French President Francois Hollande has said the country's forthcoming referendum on the issue will decide whether it remains in the single currency.

“What is at stake is whether or not Greeks want to stay in the eurozone or want to take the risk of leaving," he said.

Taoiseach rejects Greek PM’s request to support country’s bailout extension  

German Chancellor Angela Merkel insisted that the Eurozone cannot bend to the will of one member country.

She said that if the basic principles are not upheld, then the currency as a whole would collapse.

It is widely expected Athens will miss a repayment on a €1.6bn loan to the IMF tomorrow - which could lead to the biggest sovereign bankruptcy in history.

However Minister Varoufakis suggestion of legal action could further complicate matters; an injunction against EU bodies at the Court of Justice is unprecedented.

ATMs throughout the country have limited cash withdrawals to just €60 a day.
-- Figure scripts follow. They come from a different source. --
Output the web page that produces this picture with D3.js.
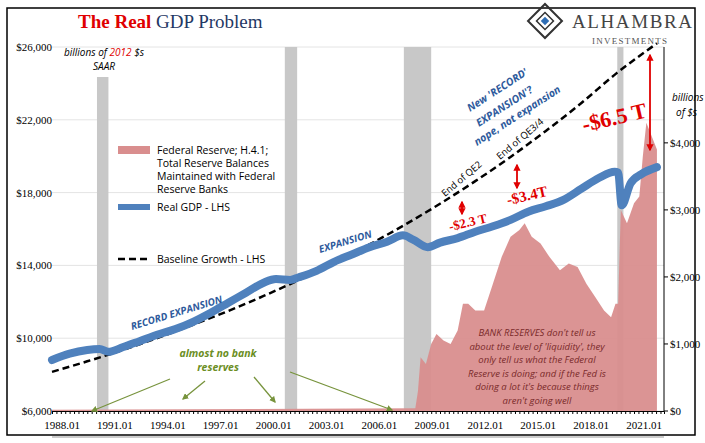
<!DOCTYPE html><html><head><meta charset="utf-8"><script src="https://cdn.jsdelivr.net/npm/d3@7"></script>
<style>body{margin:0;background:#fff}</style></head><body><svg id="c" width="705" height="443"></svg>
<script>
const gdpDates=[1988,1989,1990,1990.7,1991.2,1992,1993,1994,1995,1996,1997,1998,1999,2000,2000.7,2001.5,2002,2003,2004,2005,2006,2007,2007.9,2008.5,2009.3,2010,2011,2012,2013,2014,2015,2016,2017,2018,2019,2019.9,2020.1,2020.3,2020.8,2021.4,2022.3];
const gdpValues=[8800,9150,9350,9400,9250,9500,9850,10200,10500,10900,11400,11950,12500,13050,13250,13200,13350,13700,14200,14600,15000,15300,15650,15400,15000,15250,15500,15850,16150,16500,16950,17250,17600,18200,18800,19150,19100,17300,18500,19000,19400];
const baseDates=[1988,1990,1992,1994,1996,1998,2000,2002,2004,2006,2008,2010,2012,2014,2016,2018,2020,2022.3];
const baseValues=[8150,8730,9350,10020,10740,11500,12320,13200,14150,15150,16230,17390,18630,19960,21390,22910,24550,26200];
const resDates=[1988,2008.6,2008.75,2008.9,2009.2,2009.5,2009.8,2010.2,2010.6,2011,2011.3,2011.6,2012,2012.5,2013,2013.5,2014,2014.5,2014.8,2015.2,2015.7,2016.2,2016.8,2017.3,2017.8,2018.3,2018.8,2019.3,2019.7,2019.95,2020.1,2020.25,2020.6,2021,2021.3,2021.5,2021.7,2022.3];
const resValues=[20,40,300,800,700,1000,1150,1050,1000,1200,1600,1600,1500,1500,1900,2300,2600,2700,2800,2600,2500,2300,2100,2200,2150,1900,1700,1500,1400,1600,1600,3000,2800,3100,3200,3800,4300,3900];
const recessions=[[1990.55,1991.2],[2001.2,2001.9],[2007.95,2009.5],[2020.05,2020.4]];
const xTicks=[1988,1991,1994,1997,2000,2003,2006,2009,2012,2015,2018,2021];
const yLeftTicks=[6000,10000,14000,18000,22000,26000];
const yRightTicks=[0,1000,2000,3000,4000];

const svg=d3.select("#c");
const L=52,R=664,T=47,B=411;
const x=d3.scaleLinear().domain([1988,2022.7]).range([L,R]);
const y=d3.scaleLinear().domain([6000,26000]).range([B,T]);
const y2=d3.scaleLinear().domain([0,5430]).range([B,T]);
svg.append("rect").attr("x",7).attr("y",8).attr("width",688).attr("height",427).attr("fill","none").attr("stroke","#000").attr("stroke-width",1.5);
svg.append("g").selectAll("line").data(yLeftTicks).join("line").attr("x1",L).attr("x2",R).attr("y1",d=>y(d)).attr("y2",d=>y(d)).attr("stroke","#e4e4e4");
svg.append("g").selectAll("rect").data(recessions).join("rect").attr("x",d=>x(d[0])).attr("width",d=>x(d[1])-x(d[0]))
 .attr("y",(d,i)=>i==0?77:T).attr("height",(d,i)=>B-(i==0?77:T)).attr("fill","#c8c8c8");
svg.append("path").datum(resDates.map((d,i)=>[d,resValues[i]])).attr("fill","#d98e8e").attr("opacity",0.95)
 .attr("d",d3.area().x(d=>x(d[0])).y0(B).y1(d=>y2(d[1])));
svg.append("path").datum(baseDates.map((d,i)=>[d,baseValues[i]])).attr("fill","none").attr("stroke","#000").attr("stroke-width",2.5).attr("stroke-dasharray","7,4")
 .attr("d",d3.line().curve(d3.curveMonotoneX).x(d=>x(d[0])).y(d=>y(d[1])));
svg.append("path").datum(gdpDates.map((d,i)=>[d,gdpValues[i]])).attr("fill","none").attr("stroke","#4f81bd").attr("stroke-width",8).attr("stroke-linejoin","round").attr("stroke-linecap","round")
 .attr("d",d3.line().curve(d3.curveMonotoneX).x(d=>x(d[0])).y(d=>y(d[1])));
const f="Liberation Serif";
const xa=svg.append("g").attr("transform",`translate(0,${B})`).call(d3.axisBottom(x).tickValues(d3.range(1988,2022.71,0.25)).tickSize(3).tickFormat(""));
xa.select(".domain").attr("stroke","#000");
svg.append("g").selectAll("text").data(xTicks).join("text").attr("x",d=>x(d)+10).attr("y",B+18).attr("text-anchor","middle").attr("font-family",f).attr("font-size",11).text(d=>d+".01");
svg.append("line").attr("x1",L).attr("x2",R).attr("y1",B+26).attr("y2",B+26).attr("stroke","#999");
svg.append("g").selectAll("text").data(yLeftTicks).join("text").attr("x",L).attr("y",d=>y(d)+4).attr("text-anchor","end").attr("font-family",f).attr("font-size",11).text(d=>"$"+d3.format(",")(d));
svg.append("line").attr("x1",R).attr("x2",R).attr("y1",T).attr("y2",B).attr("stroke","#000");
svg.append("g").selectAll("line").data(yRightTicks).join("line").attr("x1",R).attr("x2",R+4).attr("y1",d=>y2(d)).attr("y2",d=>y2(d)).attr("stroke","#000");
svg.append("g").selectAll("text").data(yRightTicks).join("text").attr("x",R+6).attr("y",d=>y2(d)+4).attr("font-family",f).attr("font-size",11).text(d=>"$"+d3.format(",")(d));
const t=svg.append("text").attr("x",78).attr("y",28).attr("font-family",f).attr("font-size",19).attr("font-weight","bold");
t.append("tspan").attr("fill","#e00000").text("The Real ");
t.append("tspan").attr("fill","#1f3864").attr("font-weight","normal").text("GDP Problem");
const lg=svg.append("g");
lg.append("rect").attr("x",533).attr("y",9).attr("width",24).attr("height",24).attr("transform","rotate(45 545 21)").attr("fill","none").attr("stroke","#333").attr("stroke-width",2);
lg.append("rect").attr("x",539).attr("y",15).attr("width",12).attr("height",12).attr("transform","rotate(45 545 21)").attr("fill","none").attr("stroke","#333").attr("stroke-width",1.5);
lg.append("rect").attr("x",542).attr("y",18).attr("width",6).attr("height",6).attr("transform","rotate(45 545 21)").attr("fill","#2e6db4");
lg.append("text").attr("x",572).attr("y",28).attr("font-family",f).attr("font-size",19).attr("fill","#444").attr("textLength",120).text("ALHAMBRA");
lg.append("text").attr("x",592).attr("y",44).attr("font-family",f).attr("font-size",9).attr("fill","#555").attr("textLength",75).text("INVESTMENTS");
function txt(xp,yp,s,o){const e=svg.append("text").attr("x",xp).attr("y",yp).text(s).attr("font-family",o.ff||"Open Sans").attr("font-size",o.fs||10).attr("fill",o.c||"#000");
 if(o.i)e.attr("font-style","italic");if(o.b)e.attr("font-weight","bold");if(o.a)e.attr("text-anchor",o.a);if(o.r)e.attr("transform",`rotate(${o.r} ${xp} ${yp})`);return e;}
txt(104,56,"",{}).call(e=>{e.attr("font-style","italic").attr("font-size",10).attr("text-anchor","middle").attr("font-family","Open Sans");e.append("tspan").text("billions of ");e.append("tspan").attr("fill","#e00000").text("2012");e.append("tspan").text(" $s");});
txt(104,70,"SAAR",{i:1,a:"middle"});
txt(672,101,"billions",{i:1});txt(676,116,"of $s",{i:1});
svg.append("rect").attr("x",118).attr("y",146).attr("width",32).attr("height",8).attr("fill","#d98e8e");
["Federal Reserve; H.4.1;","Total Reserve Balances","Maintained with Federal","Reserve Banks"].forEach((s,i)=>txt(157,154+i*13,s,{fs:10.5}));
svg.append("line").attr("x1",118).attr("x2",150).attr("y1",207).attr("y2",207).attr("stroke","#4f81bd").attr("stroke-width",6);
txt(157,211,"Real GDP - LHS",{fs:10.5});
svg.append("line").attr("x1",118).attr("x2",150).attr("y1",259).attr("y2",259).attr("stroke","#000").attr("stroke-width",2.5).attr("stroke-dasharray","7,4");
txt(157,263,"Baseline Growth - LHS",{fs:10.5});
const bl="#2e5a9c";
txt(132,330,"RECORD EXPANSION",{i:1,b:1,c:bl,r:-17,fs:10});
txt(320,253,"EXPANSION",{i:1,b:1,c:bl,r:-17,fs:10});
txt(470,112,"New 'RECORD'",{i:1,b:1,c:bl,r:-33,fs:10.5});
txt(479,127,"EXPANSION'?",{i:1,b:1,c:bl,r:-33,fs:10.5});
txt(477,146,"nope, not expansion",{i:1,b:1,c:bl,r:-33,fs:10.5});
txt(445,197,"End of QE2",{r:-40,fs:9.5});
txt(500,160,"End of QE3/4",{r:-40,fs:9.5});
const rd="#e00000";
txt(450,231,"-$2.3 T",{ff:f,b:1,c:rd,fs:13,r:-13});
txt(508,205,"-$3.4T",{ff:f,b:1,c:rd,fs:15,r:-13});
txt(584,132,"-$6.5 T",{ff:f,b:1,c:rd,fs:22,r:-13});
svg.append("defs").html('<marker id="ar" viewBox="0 0 10 10" refX="8" refY="5" markerWidth="4" markerHeight="4" orient="auto-start-reverse"><path d="M0,0L10,5L0,10z" fill="#e00000"/></marker><marker id="ag" viewBox="0 0 10 10" refX="8" refY="5" markerWidth="5" markerHeight="5" orient="auto"><path d="M0,0L10,5L0,10z" fill="#77933c"/></marker>');
[[462,202,462,214],[517,165,517,188],[650,55,650,150]].forEach(a=>svg.append("line").attr("x1",a[0]).attr("y1",a[1]).attr("x2",a[2]).attr("y2",a[3]).attr("stroke",rd).attr("stroke-width",1.8).attr("marker-start","url(#ar)").attr("marker-end","url(#ar)"));
txt(218,357,"almost no bank",{i:1,b:1,c:"#6b8e23",a:"middle",fs:10.5});
txt(218,371,"reserves",{i:1,b:1,c:"#6b8e23",a:"middle",fs:10.5});
[[170,379,92,411],[205,381,183,399],[254,377,275,402],[290,372,392,410]].forEach(a=>svg.append("line").attr("x1",a[0]).attr("y1",a[1]).attr("x2",a[2]).attr("y2",a[3]).attr("stroke","#77933c").attr("stroke-width",1.3).attr("marker-end","url(#ag)"));
["BANK RESERVES don't tell us","about the level of 'liquidity', they","only tell us what the Federal","Reserve is doing; and if the Fed is","doing a lot it's because things","aren't going well"].forEach((s,i)=>txt(537,336+i*13.5,s,{i:1,c:"#7a2a2a",a:"middle",fs:9.5}));
</script></body></html>
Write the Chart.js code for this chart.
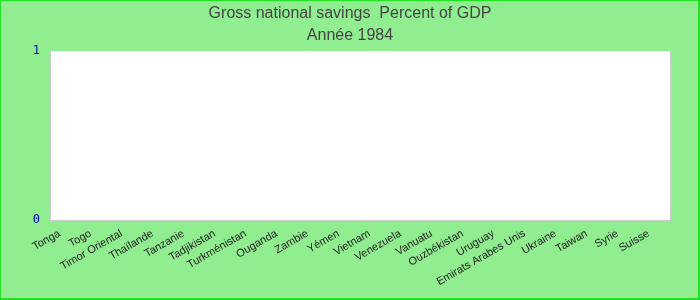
<!DOCTYPE html>
<html>
<head>
<meta charset="utf-8">
<script src="https://cdn.jsdelivr.net/npm/chart.js@4.4.0/dist/chart.umd.min.js"></script>
<style>
html,body{margin:0;padding:0;background:#90ee90;}
#wrap{width:700px;height:300px;position:relative;}
</style>
</head>
<body>
<div id="wrap"><canvas id="c" width="700" height="300"></canvas></div>
<script>
const titleLines = ["Gross national savings  Percent of GDP", "Année 1984"];
const categories = ["Tonga","Togo","Timor Oriental","Thaïlande","Tanzanie","Tadjikistan","Turkménistan","Ouganda","Zambie","Yémen","Vietnam","Venezuela","Vanuatu","Ouzbékistan","Uruguay","Emirats Arabes Unis","Ukraine","Taiwan","Syrie","Suisse"];
const values = [null,null,null,null,null,null,null,null,null,null,null,null,null,null,null,null,null,null,null,null];
const yTicks = [0, 1];

const bgPlugin = {
  id: 'bg',
  beforeDraw(chart) {
    const ctx = chart.ctx;
    ctx.save();
    ctx.fillStyle = '#90ee90';
    ctx.fillRect(0, 0, 700, 300);
    const a = chart.chartArea;
    ctx.fillStyle = '#ffffff';
    ctx.fillRect(a.left, a.top, a.right - a.left, a.bottom - a.top);
    ctx.strokeStyle = '#cccccc';
    ctx.lineWidth = 1;
    ctx.beginPath();
    ctx.moveTo(a.left + 0.5, a.top);
    ctx.lineTo(a.left + 0.5, a.bottom + 0.5);
    ctx.lineTo(a.right + 0.5, a.bottom + 0.5);
    ctx.lineTo(a.right + 0.5, a.top);
    ctx.stroke();
    // title
    ctx.fillStyle = '#444444';
    ctx.font = '16px "Liberation Sans", Arial, sans-serif';
    ctx.textAlign = 'center';
    ctx.textBaseline = 'middle';
    ctx.fillText(titleLines[0], 350, 14);
    ctx.fillText(titleLines[1], 350, 36);
    ctx.restore();
  },
  afterDraw(chart) {
    const ctx = chart.ctx;
    ctx.save();
    ctx.fillStyle = '#22e022';
    ctx.fillRect(0, 0, 700, 1);
    ctx.fillRect(0, 0, 1, 300);
    ctx.fillRect(698, 0, 2, 300);
    ctx.fillRect(0, 298, 700, 2);
    ctx.restore();
  }
};

new Chart(document.getElementById('c'), {
  type: 'bar',
  data: {
    labels: categories,
    datasets: [{ data: values, backgroundColor: '#4472c4' }]
  },
  plugins: [bgPlugin],
  options: {
    responsive: false,
    animation: false,
    layout: { padding: { left: 0, right: 30, top: 51, bottom: 0 } },
    plugins: {
      legend: { display: false },
      tooltip: { enabled: false },
      title: { display: false }
    },
    scales: {
      x: {
        grid: { display: false, drawTicks: false },
        border: { display: false },
        ticks: {
          color: '#222222',
          font: { family: 'Liberation Sans, Arial, sans-serif', size: 11 },
          maxRotation: 30, minRotation: 30,
          autoSkip: false,
          padding: 7,
          labelOffset: -6
        },
        afterFit(s) { s.height = 80; }
      },
      y: {
        min: 0, max: 1,
        grid: { display: false, drawTicks: false },
        border: { display: false },
        afterBuildTicks(s) { s.ticks = yTicks.map(v => ({ value: v })); },
        ticks: {
          color: '#0000aa',
          font: { family: 'DejaVu Sans Mono, monospace', size: 12 },
          padding: 10
        },
        afterFit(s) { s.width = 50; }
      }
    }
  }
});
</script>
</body>
</html>
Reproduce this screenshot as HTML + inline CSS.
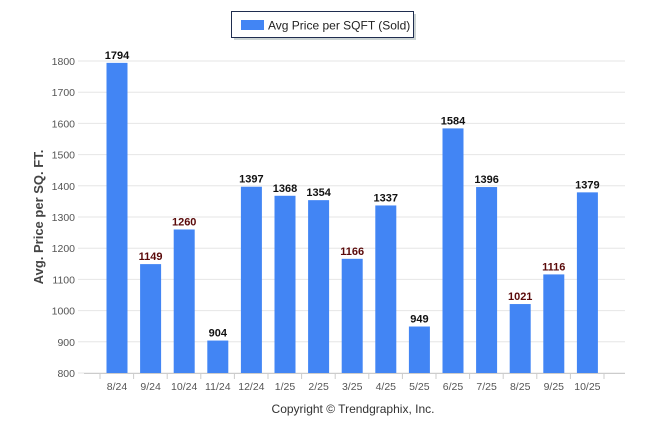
<!DOCTYPE html>
<html><head><meta charset="utf-8"><style>
body{margin:0;background:#fff;font-family:"Liberation Sans",Arial,sans-serif}
</style></head><body>
<svg width="646" height="434" style="display:block">
<g>
<rect x="234" y="14" width="182" height="26" fill="#9aa" opacity="0.5"/>
<rect x="231.5" y="11.5" width="182" height="26" fill="#fff" stroke="#1f2d4f" stroke-width="1"/>
<rect x="241" y="20" width="23" height="10" fill="#4285f4"/>
<text x="268" y="29.5" font-size="12" fill="#222">Avg Price per SQFT (Sold)</text>
</g>
<text transform="translate(43,217) rotate(-90)" text-anchor="middle" font-size="13" font-weight="bold" fill="#444">Avg. Price per SQ. FT.</text>
<g id="grid"></g><g id="bars"></g>
<text x="353" y="413" text-anchor="middle" font-size="12" fill="#333">Copyright © Trendgraphix, Inc.</text>
</svg>
<script>
const categories=["8/24","9/24","10/24","11/24","12/24","1/25","2/25","3/25","4/25","5/25","6/25","7/25","8/25","9/25","10/25"];
const values=[1794,1149,1260,904,1397,1368,1354,1166,1337,949,1584,1396,1021,1116,1379];
const yTicks=[800,900,1000,1100,1200,1300,1400,1500,1600,1700,1800];
const ns="http://www.w3.org/2000/svg";
const y=v=>373-(v-800)*0.312;
const x0=84,step=33.6;
function mk(t,a,p){const e=document.createElementNS(ns,t);for(const k in a)e.setAttribute(k,a[k]);p.appendChild(e);return e;}
const g=document.getElementById('grid'),b=document.getElementById('bars');
yTicks.forEach(v=>{
 const l=mk('line',{x1:78,x2:625,y1:y(v),y2:y(v),stroke:'#e6e6e6'},g);
 
 
 const t=mk('text',{x:75,y:y(v)+4,'text-anchor':'end','font-size':10.5,fill:'#555'},g);
 t.textContent=v;
 
 
});
const ax=mk('line',{x1:84,x2:625,y1:373.5,y2:373.5,stroke:'#ccc'},g);


for(let i=0;i<=categories.length;i++){
 const tk=mk('line',{x1:x0+step*i+16,x2:x0+step*i+16,y1:373,y2:379,stroke:'#ccc'},g);
 
 
}
const dark=[1149,1260,1166,1021,1116];
categories.forEach((c,i)=>{
 const cx=x0+step*i+33;
 const r=mk('rect',{x:cx-10.5,y:y(values[i]),width:21,height:373-y(values[i]),fill:'#4285f4'},b);
 
 
 const t=mk('text',{x:cx,y:y(values[i])-4,'text-anchor':'middle','font-size':11,'font-weight':'bold',fill:dark.includes(values[i])?'#5a0a0a':'#111'},b);
 t.textContent=values[i];
 
 
 const l=mk('text',{x:cx,y:390,'text-anchor':'middle','font-size':10.5,fill:'#555'},b);
 l.textContent=c;
 
 
});
</script>
</body></html>
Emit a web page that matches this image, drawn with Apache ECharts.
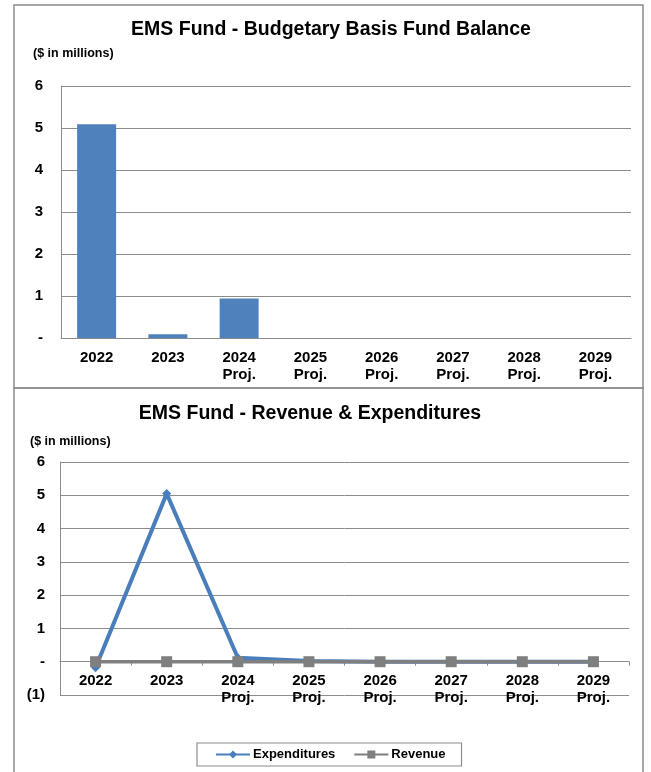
<!DOCTYPE html>
<html>
<head>
<meta charset="utf-8">
<script src="https://cdn.jsdelivr.net/npm/echarts@6/dist/echarts.min.js"></script>
<style>
  html, body { margin: 0; padding: 0; background: #fff; }
  #chart { width: 651px; height: 772px; }
</style>
</head>
<body>
<div id="chart"></div>
<script>
// Fiscal years shown on both panels
const years = ['2022', '2023', '2024\nProj.', '2025\nProj.', '2026\nProj.', '2027\nProj.', '2028\nProj.', '2029\nProj.'];

// Budgetary basis fund balance ($ millions)
const fundBalance = [5.09, 0.09, 0.94, 0, 0, 0, 0, 0];

// Revenue & expenditures ($ millions)
const expenditures = [-0.18, 5.05, 0.12, 0.02, 0, 0, 0, 0];
const revenue = [0, 0, 0, 0, 0, 0, 0, 0];

const FONT = 'Arial, "Liberation Sans", sans-serif';
const gridColor = '#8c8c8c';
const fmtY = v => v === 0 ? '-' : (v < 0 ? '(' + Math.abs(v) + ')' : String(v));

const axisLabelStyle = { color: '#000', fontFamily: FONT, fontWeight: 'bold', fontSize: 15 };

// lower panel: y range -1..6 over 233px, so one unit is 233/7 px
const lowerHeight = 233;
const lowerUnit = lowerHeight / 7;

const chart = echarts.init(document.getElementById('chart'), null, { renderer: 'canvas' });

chart.setOption({
  animation: false,
  backgroundColor: '#fff',
  title: [
    { text: 'EMS Fund - Budgetary Basis Fund Balance', left: 326, top: 15, textAlign: 'center',
      textStyle: { fontFamily: FONT, fontWeight: 'bold', fontSize: 19.5, color: '#000' } },
    { text: '($ in millions)', left: 28, top: 42,
      textStyle: { fontFamily: FONT, fontWeight: 'bold', fontSize: 12.5, color: '#000' } },
    { text: 'EMS Fund - Revenue & Expenditures', left: 305, top: 399, textAlign: 'center',
      textStyle: { fontFamily: FONT, fontWeight: 'bold', fontSize: 19.5, color: '#000' } },
    { text: '($ in millions)', left: 25, top: 430,
      textStyle: { fontFamily: FONT, fontWeight: 'bold', fontSize: 12.5, color: '#000' } }
  ],
  graphic: [
    { type: 'rect', shape: { x: 14, y: 5, width: 629, height: 383 },
      style: { fill: 'none', stroke: '#8c8c8c', lineWidth: 1.5 }, silent: true },
    { type: 'rect', shape: { x: 14, y: 388, width: 629, height: 390 },
      style: { fill: 'none', stroke: '#8c8c8c', lineWidth: 1.5 }, silent: true }
  ],
  grid: [
    { left: 61, right: 20, top: 86, height: 252, containLabel: false },
    { left: 60, right: 22, top: 462, height: lowerHeight, containLabel: false }
  ],
  legend: {
    data: ['Expenditures', 'Revenue'],
    left: 197, top: 743, width: 266,
    itemWidth: 34, itemHeight: 10, itemGap: 18,
    padding: [5, 16, 5, 18],
    borderColor: '#8c8c8c', borderWidth: 1.2,
    textStyle: { fontFamily: FONT, fontWeight: 'bold', fontSize: 13, color: '#000', padding: [0, 0, 0, -2] }
  },
  xAxis: [
    { type: 'category', gridIndex: 0, data: years,
      axisLine: { lineStyle: { color: gridColor, width: 1 } },
      axisTick: { show: false },
      axisLabel: Object.assign({ margin: 11, lineHeight: 17 }, axisLabelStyle) },
    { type: 'category', gridIndex: 1, data: years,
      // category axis sits on the zero line, one unit above the grid bottom
      offset: -lowerUnit,
      axisLine: { onZero: false, lineStyle: { color: gridColor, width: 1 } },
      axisTick: { show: true, alignWithLabel: false, length: 4, lineStyle: { color: gridColor } },
      axisLabel: Object.assign({ margin: 11, lineHeight: 17 }, axisLabelStyle) }
  ],
  yAxis: [
    { type: 'value', gridIndex: 0, min: 0, max: 6, interval: 1,
      axisLine: { show: true, lineStyle: { color: gridColor } },
      axisTick: { show: false },
      splitLine: { lineStyle: { color: gridColor, width: 1 } },
      axisLabel: Object.assign({ margin: 18, formatter: fmtY }, axisLabelStyle) },
    { type: 'value', gridIndex: 1, min: -1, max: 6, interval: 1,
      axisLine: { show: true, lineStyle: { color: gridColor } },
      axisTick: { show: false },
      splitLine: { lineStyle: { color: gridColor, width: 1 } },
      axisLabel: Object.assign({ margin: 15, formatter: fmtY }, axisLabelStyle) }
  ],
  series: [
    { name: 'Fund Balance', type: 'bar', xAxisIndex: 0, yAxisIndex: 0,
      data: fundBalance, barWidth: 39,
      itemStyle: { color: '#4f81bd' } },
    { name: 'Revenue', type: 'line', xAxisIndex: 1, yAxisIndex: 1,
      data: revenue, symbol: 'rect', symbolSize: 11, z: 3,
      lineStyle: { color: '#7f7f7f', width: 3.5 },
      itemStyle: { color: '#7f7f7f' } },
    { name: 'Expenditures', type: 'line', xAxisIndex: 1, yAxisIndex: 1,
      data: expenditures, symbol: 'diamond', symbolSize: 9, z: 2,
      lineStyle: { color: '#4a7ebb', width: 4 },
      itemStyle: { color: '#4a7ebb' } }
  ]
});
</script>
</body>
</html>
Holidaymakers travelling to the country are advised to bring enough cash with them to cover their expenses.

Meanwhile prime minister Alexis Tsipras urged Greeks  to reject the terms of an international aid deal in a July 5 referendum, dismissing warnings that a 'No' vote would drive Athens out of Europe's currency union.

"I don't think that their plan is to push Greece out of the euro but to end hopes that there can be different policies in Europe," Prime Minister Alexis Tsipras told Greek state television.

He said the stronger the vote to reject the reform-for-aid deal, the stronger the Greek hand in any negotiations that may follow.